06-27-2007, 09:10 PM
Agree that there is no one answer, but Brutus is into honor (Cassius advises him against it), fair play; he may underestimate Antony's speaking abilities, he may be overconfident about his own speaking abilities; I believe he has been told that Antony will not mention his name or something like that - makes him feel it's okay; he may think that the citizens will think rationally rather than be subject to emotions; this may be an instance of one of his blind spots - a slight stupidity; he may be an idealist in that he thinks everything will work out for the good; he may not understand what Antony is about and how devoted Antony was to Caesar.

01-14-2008, 06:29 PM
because they shook hands even after Brutus washed his hands in Caesar's blood. by shaking his hand Antony was saying i agree with you or i want to join you because he got some blood on his hand. Brutus thought that he could trust Antony but he was wrong. i'm not sure if this is right but that is what i think.

tahtah for now

01-26-2008, 06:18 PM
I agree with the theories posted above. One suggestion I would like to add is that Brutus may actually have believed that it would be politically beneficial to allow Antony to speak.
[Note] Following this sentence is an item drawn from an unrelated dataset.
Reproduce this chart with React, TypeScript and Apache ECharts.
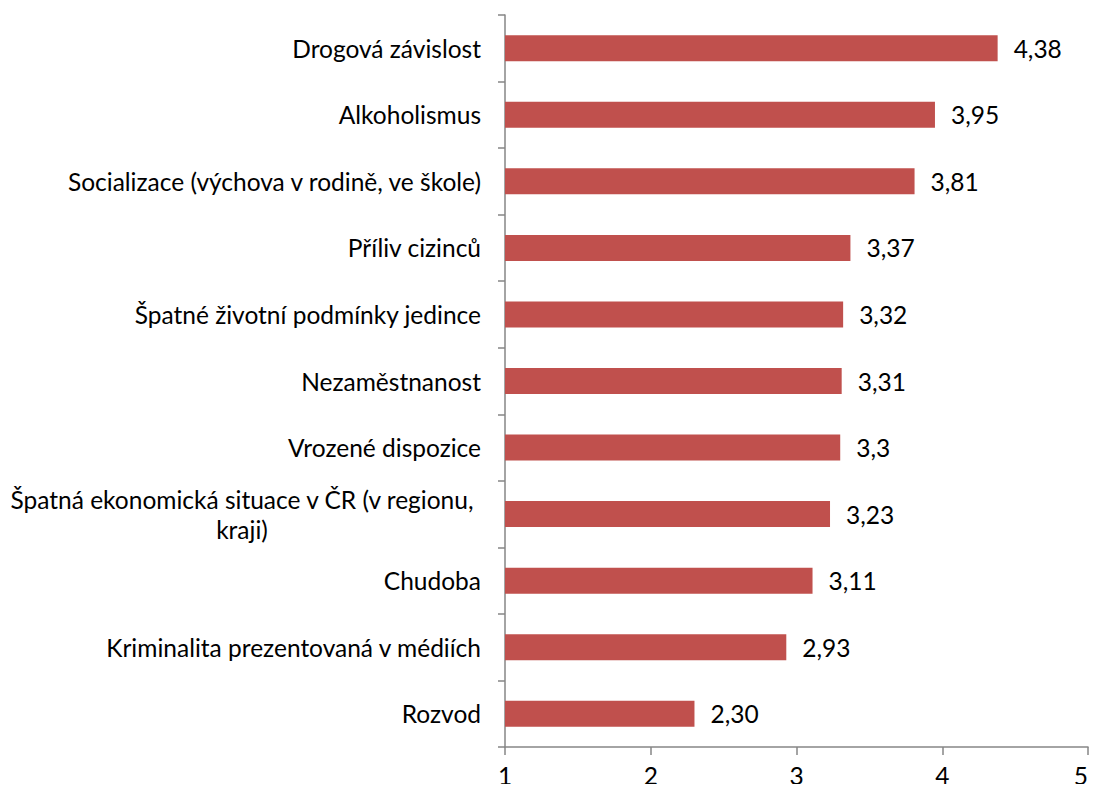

When Cassius expresses his concerns, Brutus responds that allowing Antony to speak will show that the conspirators "are contented Caesar shall have all true rights and lawful ceremonies." He then comments that "it shall advantage more than do us wrong." Brutus seems convinced that allowing Antony to live and speak at Caesar's funeral will convince the people that the conspirators acted morally, reasonably and honorably and they should be lauded as heroes.